Hacker News new | ask | show | jobs
by wav-part 2718 days ago
> No. You have to trust all the CAs, and the governments that control the DNS.

Not in DNSSEC. .xxx need only trust dnsroot. yyy.xxx need only trust .yyy and dnsroot.

firefox/chrome/etc with support from important orgs with high value names (google.com/bankofamerica.com/etc) would then make sure that dnsroot/.com/etc do not abuse the trust. They have incentive and methods of punishment. There is no legal authority that clients need to map DNS . to existing root keys. A client can map a.b.c to any key it wants.

The risk of gov overreach is same for both tls and DNSSEC. DNSSEC just trusts fewer entities. The only people who benefit from current system, are CAs who are getting $$$ for nothing.

> https://www.imperialviolet.org/2015/01/17/notdane.html

This is orthogonal. Weak Keys are not required or implied characterstic of DNSSEC.

2 comments

If browsers start mapping cert trust to something besides the DNS roots... it’s not DNSSEC, it’s something else entirely, it’s “our current system, maybe with some slight tweaks”
I am not suggesting every client do their own mapping, that is not a naming system at all. There has to be very large consenus for a naming system to be effective. I just pointed that out to show that dns is not under any gov control. Its under a control of an entity that can be punished.

However who gets to have dnsroot is just a value of a config in DNSSEC. The value itself should not be used to criticize DNSSEC cause its changeable.

How do you punish .com if they misbehave? Move every site off .com?
No. You just map .com to another key with an agreement that new .com owner pre signs and map existing .com subs the right way. An unaware xxx.com does not need to do anything. As long as its done publically with a bang and enough consensus, disruption should be minimal.

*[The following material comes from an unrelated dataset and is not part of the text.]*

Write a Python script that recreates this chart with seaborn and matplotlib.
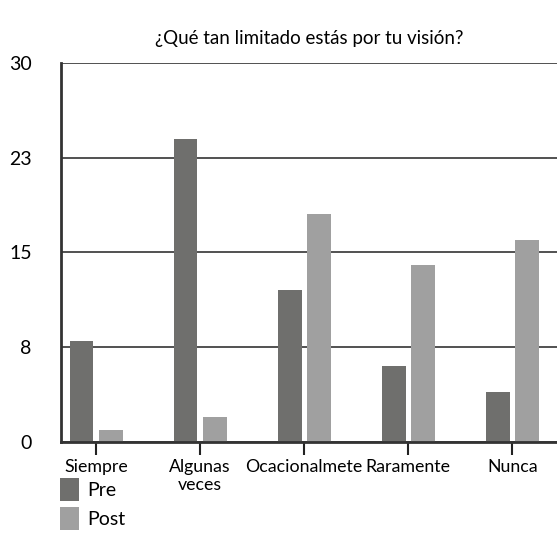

Again this is unavoidable in any system that need trust. Thats why I like PoW DNS.

Who is "you"? The people we're afraid of manipulating .COM control the DNS. Google can't "map .com to another key". Their option would be to leave .COM; that is the gun DNSSEC would give to the USG to hold against Google's head.
You is firefox/chrome/etc. Yes you can. The ownership of .com is not as exclusive/protected as .xxx or xxx.com. Thus the firefox/chrome/etc can map it to anyone they feel. Considering so many high value .com subnames, .com can be transferred to neutral party or even dnsroot. USG do not own ".com" string. No one does. Just like ".".
The linked article is about why you can’t simply trust the DNS roots, even if you were naive enough to want to.
If you can’t trust them then the whole thing crumbles anyway.

All you need to obtain valid TLS certs for any domain is to make a CA think you control the domain. So the CA’s trust in the DNS root is already functioning as the basis of X.509.

You manifestly can't trust them today, couldn't yesterday, or for the last 30 years, despite the rise of e-commerce and the gradual shift of all applications to the web with its domain-validated WebPKI. Google doesn't DNSSEC sign. Facebook doesn't DNSSEC sign. No major bank I've found DNSSEC signs. AT&T doesn't DNSSEC sign, nor does Verizon. Some part of Comcast does, or did, and the net effect was that DNSSEC errors broke HBO NOW on launch day for Comcast users (and only Comcast users).

Tell me more about how the whole thing crumbles away? Because I'm pretty sure I'm typing into a TEXTAREA on the real HN, and not some facsimile a DNS hacker created to fool me. The Internet seems to be working fine without the government-run PKI you're saying we have to have.